By Steve Ginsburg
WASHINGTON (Reuters) - Critics are divided about who is to blame for defensive tackle Albert Haynesworth's disastrous tenure with the Washington Redskins, a once-proud club now plagued with controversy, restless fans and an intrusive owner.
Less than two years after signing a staggering seven-year, $100-million deal with the Redskins, the player has been suspended by the team for the rest of the season.
Others say Haynesworth himself was responsible for the problems, after speaking out against the Redskins' defensive schemes and setting the tone for what became Washington's most intriguing soap opera.
Gil Brandt, a former Dallas Cowboys general manager who is now an analyst with NFL.com, blames Haynesworth, who he said had "tremendous ability but not a lot of mental toughness."
"Albert has size and youth -- he just has everything," said Brandt. "But it starts with dedication and passion. And I don't think he has dedication and I don't think he has passion."
He said Haynesworth was unstoppable during his last year with the Tennessee Titans when he was "playing for a contract" but when the Redskins signed him "he went to sleep again."
Washington Post columnist John Feinstein questioned the Redskins' desire to land the two-time Pro Bowler in the first place, saying Haynesworth had battled injuries in the past and tended to "have one good year and one bad year."
He blames Snyder, who has an abysmal record in signing big-name free agents.
"With Haynesworth, it was another 'Dan Snyder I want to hold a uniform up with a famous guy' signing'," Feinstein told Reuters. "The last thing the Redskins needed was another free agent who was a question mark.
"But Snyder and (former general manager Vinny) Cerrato always wanted to put together fantasy football teams and this was another example."
The 29-year-old Haynesworth joins Deion Sanders, Adam Archuleta, Bruce Smith and Dana Stubblefield as top-dollar, free-agent failures for the Redskins.
Feinstein does not blame the Haynesworth debacle for the Redskins' disappointing season, saying "they weren't that good to begin with."
"The problem is that they haven't drafted an offensive lineman for years," he said. "They have no depth because of those free-agent signings -- they used up so much of their salary cap on so few players.
"The real problem with the Redskins for 11 years has been the same, it's been Dan Snyder."
Snyder, who has a reputation as a meddling owner, appears to have let Shanahan take control of the team but Feinstein questions how long that can last.
Haynesworth has probably seen his last day as a Redskin but he could return next year. He has already been paid nearly $35 million in bonus and salary money for playing 20 games.
Shanahan said Haynesworth came into camp out of shape and was insubordinate, adding that the situation had reached the point where the club had "no alternative" but to suspend him.

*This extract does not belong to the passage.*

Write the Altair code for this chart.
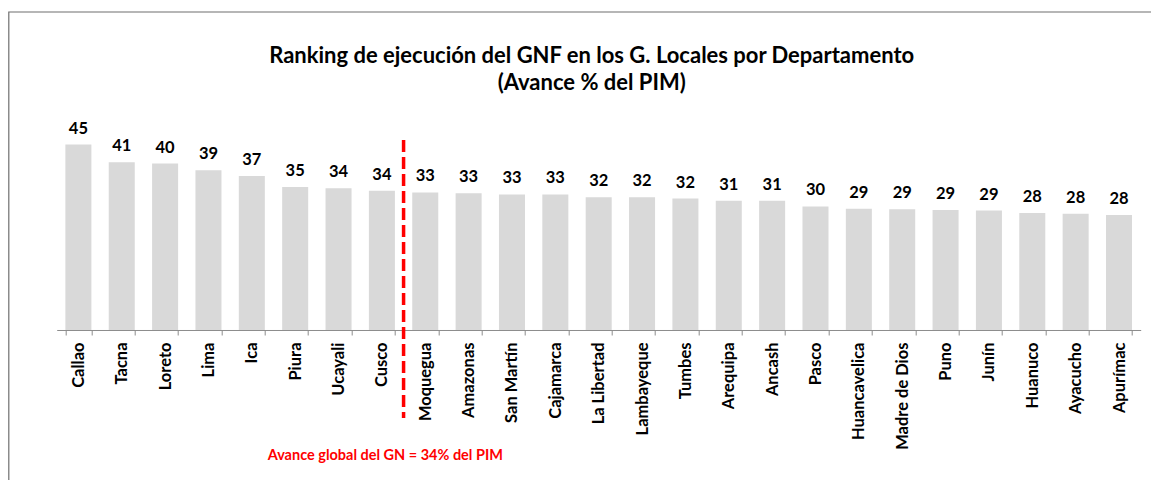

"He has consistently indicated to our defensive coaches that he refuses to play in our base defense or on first-down or second-down nickel situations," Shanahan said.
"He has also refused to follow the instructions of our coaches both during weekly practices and during actual games as well."
Haynesworth's agent said the Redskins had not formally warned the defensive tackle before the suspension that his actions were unacceptable.
This month's benching of big-money, off-season acquisition Donovan McNabb was the latest flap for the beleaguered franchise, once considered the model NFL team.
Washington has won three Super Bowls but the last followed the 1991 season, a distant memory for arguably the league's most passionate fans.
The fans are angry and the Haynesworth fiasco typified the problems of a franchise that has made the playoffs only three times since their last Super Bowl triumph.
Having signed the NFL's richest-ever contract at the time when he landed with the Redskins, Haynesworth will lose nearly $850,000 in salary should he lose an appeal on his suspension.
"To me, Haynesworth is a guy who got his money, $41 million guaranteed, and now the guaranteed money runs out," said Brandt. "It's gone."
"And you know what? There might be one team of the 32 out there that will do that. I don't think so but you never know."